United States District Court, N.D. Ohio, Western Division

March 26, 2018

W.D. Henton, Petitioner
v.
Michelle Miller, Respondent

          MEMORANDUM OPINION

          Jeffrey J. Helmick United States District Judge

         Before me is the April 6, 2017 Report and Recommendation of Magistrate Judge George J. Limbert recommending dismissal of Petitioner W.D. Henton's action seeking a writ of habeas corpus pursuant to 28 U.S.C. § 2254. (Doc. No. 9). Also before me are the pro se Petitioner's objections[1] (Doc. No. 10) and the Respondent's response (Doc. No. 11). For the reasons stated below, I adopt the Magistrate Judge's recommendation as set forth in the Report and Recommendation.

         I. Applicable Legal Standard

         A district court must conduct a de novo review of “any part of the magistrate judge's disposition that has been properly objected to. The district judge may accept, reject or modify the recommended disposition, receive further evidence, or return the matter to the magistrate judge with instructions.” Fed.R.Civ.P. 72(b)(3); see also Norman v. Astrue, 694 F.Supp.2d 738, 740 (N.D. Ohio 2010). “De novo determination requires ‘fresh consideration' of a magistrate judge's recommendation, independent of the magistrate judge's conclusions.” 14 Moore's Federal Practice § 72.11[2][a] (3d 2017). In conducting a de novo review, the court need not conduct a de novo hearing on the matter. Lifeng Chen v. New Trend Apparel, Inc., 8 F.Supp.3d 406, 416 (S.D.N.Y. 2014), citing United States v. Raddatz, 447 U.S. 667, 675-76 (1980).

         II. The Report and Recommendation

         In Magistrate Judge Limbert's Report and Recommendation, he sets forth the relevant factual and procedural history. This includes history of the state trial court and post-conviction proceedings, including the observation there was no direct appeal by Petitioner. (Doc. No. 9 at pp. 1-4). The Magistrate Judge summarized Petitioner's grounds for relief as follows:

[T]hey all seem to relate to allegations that the trial court committed constitutional error in sentencing him as he contends that the written plea agreement that he signed, and the court accepted, barred a sentence beyond three years of imprisonment.

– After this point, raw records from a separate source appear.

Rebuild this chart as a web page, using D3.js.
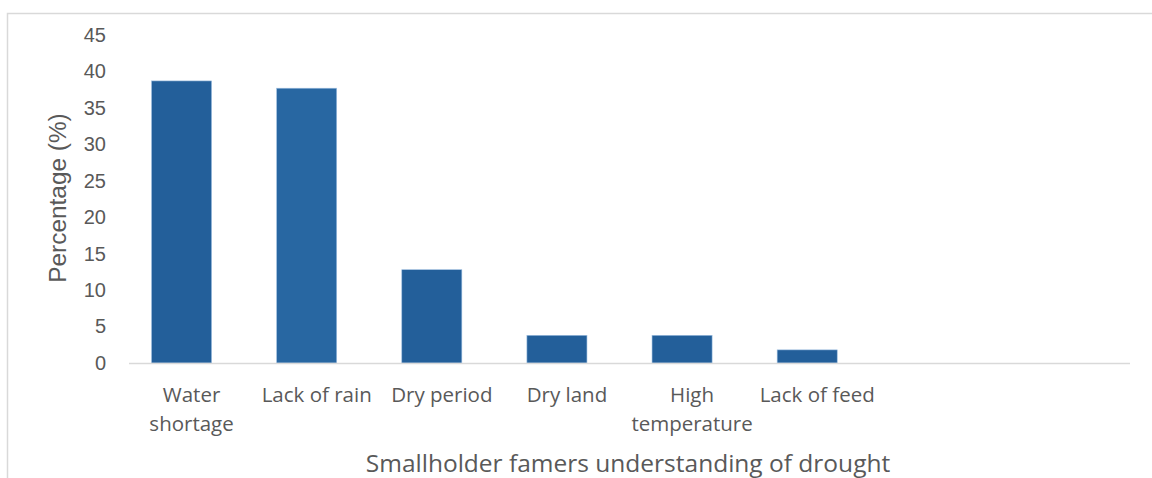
<!DOCTYPE html>
<html>
<head>
<meta charset="utf-8">
<script src="https://cdn.jsdelivr.net/npm/d3@7"></script>
<style>
    html, body { margin: 0; padding: 0; background: #ffffff; }
    svg { display: block; }
</style>
</head>
<body>
<svg id="chart"></svg>
<script>
// 数据
const categories = ["Water\nshortage", "Lack of rain", "Dry period", "Dry land", "High\ntemperature", "Lack of feed", "", " "];
const percentages = [38.7, 37.7, 12.8, 3.8, 3.8, 1.8, null, null];
const barColors = ["#235f9a", "#2867a2", "#235f9a", "#235f9a", "#235f9a", "#235f9a", "#235f9a", "#235f9a"];
const yTicks = [0, 5, 10, 15, 20, 25, 30, 35, 40, 45];
const yTitle = "Percentage (%)";
const xTitle = "Smallholder famers understanding of drought";

const width = 1152, height = 478;
const textColor = "#595959";
const lineColor = "#d9d9d9";

const svg = d3.select("#chart")
    .attr("width", width)
    .attr("height", height);

// 外框
svg.append("rect")
    .attr("x", 7.5)
    .attr("y", 13.5)
    .attr("width", width + 10)
    .attr("height", height + 10)
    .attr("fill", "none")
    .attr("stroke", lineColor)
    .attr("stroke-width", 1.5);

// 比例尺
const x = d3.scaleBand()
    .domain(categories)
    .range([129, 1130]);

const y = d3.scaleLinear()
    .domain([0, 45])
    .range([363, 35]);

const barWidth = x.bandwidth() * 0.48;
// 原图柱子比标签略微偏左
const barShift = -10;

// 柱子
svg.append("g")
    .selectAll("rect")
    .data(categories.map((c, i) => ({ c, v: percentages[i], color: barColors[i] })).filter(d => d.v != null))
    .enter()
    .append("rect")
    .attr("x", d => x(d.c) + (x.bandwidth() - barWidth) / 2 + barShift)
    .attr("y", d => y(d.v))
    .attr("width", barWidth)
    .attr("height", d => y(0) - y(d.v))
    .attr("fill", d => d.color)
    .attr("stroke", "#9fbfe0")
    .attr("stroke-width", 0.6);

// x轴线
svg.append("line")
    .attr("x1", x.range()[0])
    .attr("x2", x.range()[1])
    .attr("y1", y(0) + 0.5)
    .attr("y2", y(0) + 0.5)
    .attr("stroke", lineColor)
    .attr("stroke-width", 1.5);

// y轴刻度
const yAxis = svg.append("g")
    .attr("transform", "translate(106,0)")
    .call(d3.axisLeft(y).tickValues(yTicks).tickSize(0).tickPadding(0));
yAxis.select(".domain").remove();
yAxis.selectAll("text")
    .attr("fill", textColor)
    .style("font-family", "'Liberation Sans', Arial, sans-serif")
    .style("font-size", "20px");

// x轴标签
const xAxis = svg.append("g")
    .attr("transform", `translate(0,${y(0)})`)
    .call(d3.axisBottom(x).tickSize(0).tickFormat(""));
xAxis.select(".domain").remove();
xAxis.selectAll(".tick").each(function (d) {
    const lines = d.trim() === "" ? [] : d.split("\n");
    const t = d3.select(this).append("text")
        .attr("fill", textColor)
        .attr("text-anchor", "middle")
        .style("font-family", "'Open Sans', sans-serif")
        .style("font-size", "20.5px");
    lines.forEach((ln, i) => {
        t.append("tspan")
            .attr("x", 0)
            .attr("y", 39 + i * 29)
            .text(ln);
    });
});

// 轴标题
svg.append("text")
    .attr("transform", `translate(66,198) rotate(-90)`)
    .attr("text-anchor", "middle")
    .attr("fill", textColor)
    .style("font-family", "'Liberation Sans', Arial, sans-serif")
    .style("font-size", "24.4px")
    .text(yTitle);

svg.append("text")
    .attr("x", 628)
    .attr("y", 472)
    .attr("text-anchor", "middle")
    .attr("fill", textColor)
    .style("font-family", "'Open Sans', sans-serif")
    .style("font-size", "24.5px")
    .text(xTitle);
</script>
</body>
</html>
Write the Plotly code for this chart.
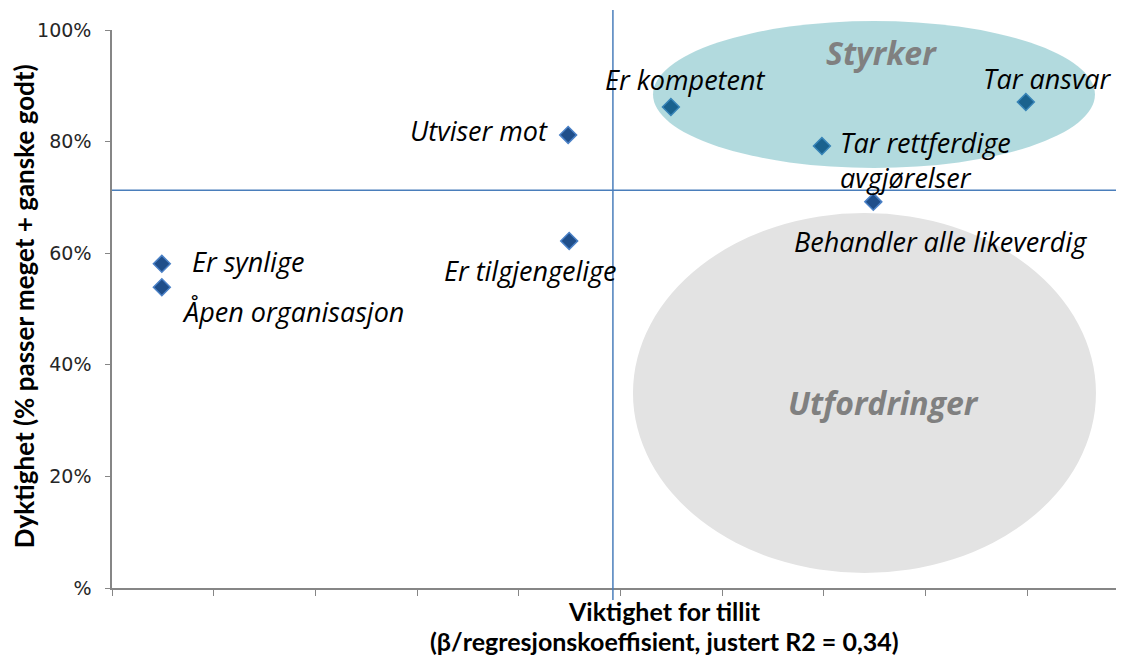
import plotly.graph_objects as go

# ---- data ----
labels = ["Er synlige", "Åpen organisasjon", "Utviser mot", "Er tilgjengelige",
          "Er kompetent", "Tar rettferdige|avgjørelser", "Behandler alle likeverdig", "Tar ansvar"]
importance = [0.0098, 0.0098, 0.0897, 0.0899, 0.1099, 0.1396, 0.1497, 0.1797]
ability = [0.581, 0.539, 0.812, 0.622, 0.862, 0.792, 0.692, 0.871]
x_ref = 0.0985
y_ref = 0.713
x_ticks = [0, 0.02, 0.04, 0.06, 0.08, 0.10, 0.12, 0.14, 0.16, 0.18]
y_ticks = [0, 0.2, 0.4, 0.6, 0.8, 1.0]
y_ticktext = ["%", "20%", "40%", "60%", "80%", "100%"]
zone_names = ["Styrker", "Utfordringer"]
x_title = ["Viktighet for tillit", "(β/regresjonskoeffisient, justert R2 = 0,34)"]
y_title = "Dyktighet (% passer meget + ganske godt)"

# ---- styling ----
X_RANGE = [0, 0.199]
LABEL_FONT = dict(family="Open Sans", size=27, color="black")
# per label: anchor, xshift, [yshift per line]
label_pos = {
    "Er synlige": ("left", 28, [2]),
    "Åpen organisasjon": ("left", 18, [-24]),
    "Utviser mot": ("right", -18, [4]),
    "Er tilgjengelige": ("center", -39, [-30]),
    "Er kompetent": ("center", 15, [28]),
    "Tar rettferdige|avgjørelser": ("left", 16, [4, -31]),
    "Behandler alle likeverdig": ("center", 67, [-40]),
    "Tar ansvar": ("center", 22, [23]),
}

fig = go.Figure()
fig.add_trace(go.Scatter(
    x=importance, y=ability, mode="markers",
    marker=dict(symbol="diamond", size=13, color="#1f4e8a",
                line=dict(color="#4a80c6", width=1.5)),
    hovertext=[l.replace("|", " ") for l in labels], hoverinfo="text",
    showlegend=False, cliponaxis=False,
))

def xp(v):
    return (v - X_RANGE[0]) / (X_RANGE[1] - X_RANGE[0])

shapes = [
    dict(type="circle", xref="paper", yref="paper", x0=0.5148, x1=0.9723, y0=0.0269, y1=0.672,
         fillcolor="#e3e3e3", line=dict(width=0), layer="below"),
    dict(type="circle", xref="paper", yref="paper", x0=0.5346, x1=0.9713, y0=0.7527, y1=1.0161,
         fillcolor="rgba(15,141,152,0.32)", line=dict(width=0), layer="above"),
    dict(type="line", xref="x", yref="y", x0=0, x1=0.1978, y0=y_ref, y1=y_ref,
         line=dict(color="#4a7ebb", width=1.5), layer="above"),
    dict(type="line", xref="paper", yref="paper", x0=xp(x_ref), x1=xp(x_ref), y0=-0.0215, y1=1.036,
         line=dict(color="#4a7ebb", width=1.5), layer="above"),
]

annotations = []
for lab, xv, yv in zip(labels, importance, ability):
    anchor, xs, yss = label_pos[lab]
    for line, ys in zip(lab.split("|"), yss):
        annotations.append(dict(x=xv, y=yv, xref="x", yref="y", text="<i>%s</i>" % line,
                                showarrow=False, xanchor=anchor, yanchor="middle",
                                xshift=xs, yshift=ys, font=LABEL_FONT))

zone_pos = [(0.760, 0.959), (0.762, 0.333)]
for name, (px, py) in zip(zone_names, zone_pos):
    annotations.append(dict(x=px, y=py, xref="paper", yref="paper", text="<b><i>%s</i></b>" % name,
                            showarrow=False, xanchor="center", yanchor="middle",
                            font=dict(family="Open Sans", size=32, color="#808080")))

for t, py in zip(x_title, [-0.0412, -0.095]):
    annotations.append(dict(x=0.5464, y=py, xref="paper", yref="paper", text="<b>%s</b>" % t,
                            showarrow=False, xanchor="center", yanchor="middle",
                            font=dict(family="Lato", size=25, color="black")))
annotations.append(dict(x=-0.087, y=0.505, xref="paper", yref="paper", text="<b>%s</b>" % y_title,
                        textangle=-90, showarrow=False, xanchor="center", yanchor="middle",
                        font=dict(family="Lato", size=26, color="black")))

# page body adds an 8px offset; margins compensate so the plot area sits at x 112..1124, y 30..588
fig.update_layout(
    width=1124, height=659,
    margin=dict(l=104, r=8, t=22, b=79),
    paper_bgcolor="white", plot_bgcolor="rgba(0,0,0,0)",
    shapes=shapes, annotations=annotations,
    xaxis=dict(range=X_RANGE, tickvals=x_ticks, showticklabels=False, ticks="outside",
               ticklen=6, tickcolor="#868686", tickwidth=1, showline=True, linecolor="#868686",
               linewidth=1.5, showgrid=False, zeroline=False, fixedrange=True, automargin=False),
    yaxis=dict(range=[0, 1], tickvals=y_ticks, ticktext=y_ticktext, ticks="outside",
               ticklen=5, tickcolor="#868686", showline=True, linecolor="#868686", linewidth=1.5,
               showgrid=False, zeroline=False, ticklabelstandoff=10, automargin=False,
               tickfont=dict(family="DejaVu Sans", size=19, color="#262626")),
    hovermode="closest",
)

fig.write_html("out.html")
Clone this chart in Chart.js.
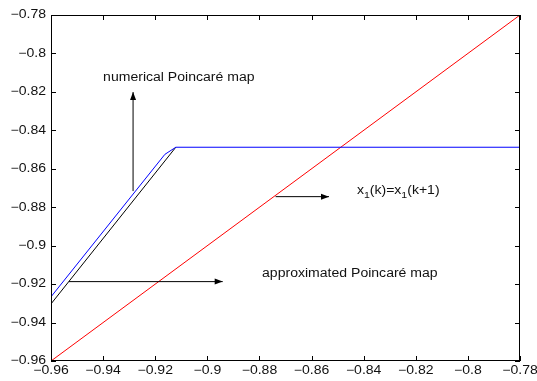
<!DOCTYPE html>
<html>
<head>
<meta charset="utf-8">
<script src="https://cdn.jsdelivr.net/npm/chart.js@4"></script>
<style>
  html, body { margin: 0; padding: 0; background: #fff; }
  #box { width: 537px; height: 381px; }
</style>
</head>
<body>
<div id="box"><canvas id="myChart"></canvas></div>
<script>
// valeurs
const tickVals = [-0.96, -0.94, -0.92, -0.9, -0.88, -0.86, -0.84, -0.82, -0.8, -0.78];
const numX = [-0.96, -0.9163, -0.9121, -0.78];
const numY = [-0.9266, -0.8525, -0.8488, -0.8488];
const approxX = [-0.96, -0.9121];
const approxY = [-0.9303, -0.8488];
const diagX = [-0.96, -0.78];
const diagY = [-0.96, -0.78];

// annotations (coordonnées en unités des axes)
const notes = [
  { text: 'numerical Poincaré map', x: -0.9400, y: -0.8125 },
  { text: 'approximated Poincaré map', x: -0.8790, y: -0.9147 }
];
const arrows = [
  { x0: -0.9285, y0: -0.8716, x1: -0.9285, y1: -0.8201 },
  { x0: -0.9531, y0: -0.9187, x1: -0.8941, y1: -0.9187 },
  { x0: -0.8738, y0: -0.8745, x1: -0.8533, y1: -0.8745 }
];
const eqPos = { x: -0.8426, y: -0.8716 };

function toPoints(xs, ys) {
  return xs.map((x, i) => ({ x: x, y: ys[i] }));
}

function fmt(v) {
  return '\u2212' + Math.abs(v).toFixed(2).replace(/0$/, '');
}

const FONT = '"Liberation Sans", Arial, Helvetica, sans-serif';
const STRETCH = 1.17; // le texte de la figure est étiré horizontalement

// texte étiré, renvoie la largeur dessinée
function drawText(ctx, txt, x, y, align, size) {
  ctx.save();
  ctx.font = size + 'px ' + FONT;
  const w = ctx.measureText(txt).width * STRETCH;
  let left = x;
  if (align === 'center') left = x - w / 2;
  else if (align === 'right') left = x - w;
  ctx.translate(left, y);
  ctx.scale(STRETCH, 1);
  ctx.textAlign = 'left';
  ctx.textBaseline = 'middle';
  ctx.fillText(txt, 0, 0);
  ctx.restore();
  return w;
}

// cadre, graduations internes, étiquettes et annotations
const decor = {
  id: 'decor',
  afterDraw(chart) {
    const ctx = chart.ctx;
    const a = chart.chartArea;
    const sx = chart.scales.x, sy = chart.scales.y;
    ctx.save();
    ctx.strokeStyle = '#000';
    ctx.fillStyle = '#111';
    ctx.lineWidth = 1;
    ctx.strokeRect(a.left + 0.5, a.top + 0.5, a.right - a.left - 1, a.bottom - a.top - 1);
    ctx.beginPath();
    const tl = 5;
    tickVals.forEach(v => {
      const px = Math.round(sx.getPixelForValue(v)) + 0.5;
      ctx.moveTo(px, a.bottom); ctx.lineTo(px, a.bottom - tl);
      ctx.moveTo(px, a.top); ctx.lineTo(px, a.top + tl);
      const py = Math.round(sy.getPixelForValue(v)) + 0.5;
      ctx.moveTo(a.left, py); ctx.lineTo(a.left + tl, py);
      ctx.moveTo(a.right, py); ctx.lineTo(a.right - tl, py);
    });
    ctx.stroke();

    // étiquettes des axes
    tickVals.forEach(v => {
      drawText(ctx, fmt(v), sx.getPixelForValue(v), a.bottom + 10, 'center', 12);
      drawText(ctx, fmt(v), a.left - 5, sy.getPixelForValue(v), 'right', 12);
    });

    // flèches
    arrows.forEach(ar => {
      const x0 = sx.getPixelForValue(ar.x0), y0 = sy.getPixelForValue(ar.y0);
      const x1 = sx.getPixelForValue(ar.x1), y1 = sy.getPixelForValue(ar.y1);
      const ang = Math.atan2(y1 - y0, x1 - x0);
      ctx.beginPath();
      ctx.moveTo(x0, y0); ctx.lineTo(x1, y1);
      ctx.stroke();
      const hl = 8, hw = 3;
      ctx.beginPath();
      ctx.moveTo(x1, y1);
      ctx.lineTo(x1 - hl * Math.cos(ang) + hw * Math.sin(ang), y1 - hl * Math.sin(ang) - hw * Math.cos(ang));
      ctx.lineTo(x1 - hl * Math.cos(ang) - hw * Math.sin(ang), y1 - hl * Math.sin(ang) + hw * Math.cos(ang));
      ctx.closePath();
      ctx.fillStyle = '#000';
      ctx.fill();
    });

    // textes
    ctx.fillStyle = '#111';
    notes.forEach(n => {
      drawText(ctx, n.text, sx.getPixelForValue(n.x), sy.getPixelForValue(n.y), 'left', 12);
    });

    // x1(k)=x1(k+1) avec indices
    let ex = sx.getPixelForValue(eqPos.x);
    const ey = sy.getPixelForValue(eqPos.y);
    const parts = [['x', 0], ['1', 1], ['(k)=x', 0], ['1', 1], ['(k+1)', 0]];
    parts.forEach(p => {
      if (p[1]) ex += drawText(ctx, p[0], ex, ey + 4, 'left', 9);
      else ex += drawText(ctx, p[0], ex, ey, 'left', 12);
    });
    ctx.restore();
  }
};

const ctx = document.getElementById('myChart').getContext('2d');
const config = {
  type: 'scatter',
  data: {
    datasets: [
      { data: toPoints(numX, numY), showLine: true, borderColor: '#0000ff', borderWidth: 1, pointRadius: 0 },
      { data: toPoints(approxX, approxY), showLine: true, borderColor: '#000000', borderWidth: 1, pointRadius: 0 },
      { data: toPoints(diagX, diagY), showLine: true, borderColor: '#ff0000', borderWidth: 1, pointRadius: 0 }
    ]
  },
  options: {
    responsive: true,
    maintainAspectRatio: false,
    animation: false,
    layout: { padding: { top: 15, right: 17, left: 0, bottom: 0 } },
    plugins: { legend: { display: false }, tooltip: { enabled: false } },
    scales: {
      x: {
        type: 'linear', min: -0.96, max: -0.78,
        afterBuildTicks: s => { s.ticks = tickVals.map(v => ({ value: v })); },
        afterFit: s => { s.height = 20; },
        grid: { display: false, drawTicks: false },
        border: { display: false },
        ticks: { display: false }
      },
      y: {
        type: 'linear', min: -0.96, max: -0.78,
        afterBuildTicks: s => { s.ticks = tickVals.map(v => ({ value: v })); },
        afterFit: s => { s.width = 51; },
        grid: { display: false, drawTicks: false },
        border: { display: false },
        ticks: { display: false }
      }
    }
  },
  plugins: [decor]
};
const myChart = new Chart(ctx, config);
</script>
</body>
</html>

(Id. at p. 12). The Magistrate Judge then considered the grounds for relief and determined Petitioner failed to properly exhaust his claims. Alternatively, the Magistrate Judge conducted a merits analysis and found no merit to Petitioner's grounds for relief as to his plea agreement. For these reasons, the recommendation is to dismiss the petition with prejudice.

         III. Objections

         Objections by pro se litigants are to be interpreted leniently and liberally construed. Erickson v. Pardus, 551 U.S. 89 (2007). A petitioner must make specific objections to a magistrate's report in order to preserve his claims for appellate review. Smith v. Detroit Fed'n of Teachers, Local 231, 829 F.2d 1370, 1373 (6th Cir. 1987). These objections “must be clear enough to enable the district court to discern those issues that are dispositive and contentious.” Miller v. Currie, 50 F.3d 373, 380 (6th Cir. 1995) (citing Howard v. Sec'y of Health and Human Servs., 932 F.2d 505, 509 (6th Cir. 1991)). See also Austin v. Bedford Township Police Dep't., 859 F.Supp.2d 883, 888 (E.D. Mich. 2011).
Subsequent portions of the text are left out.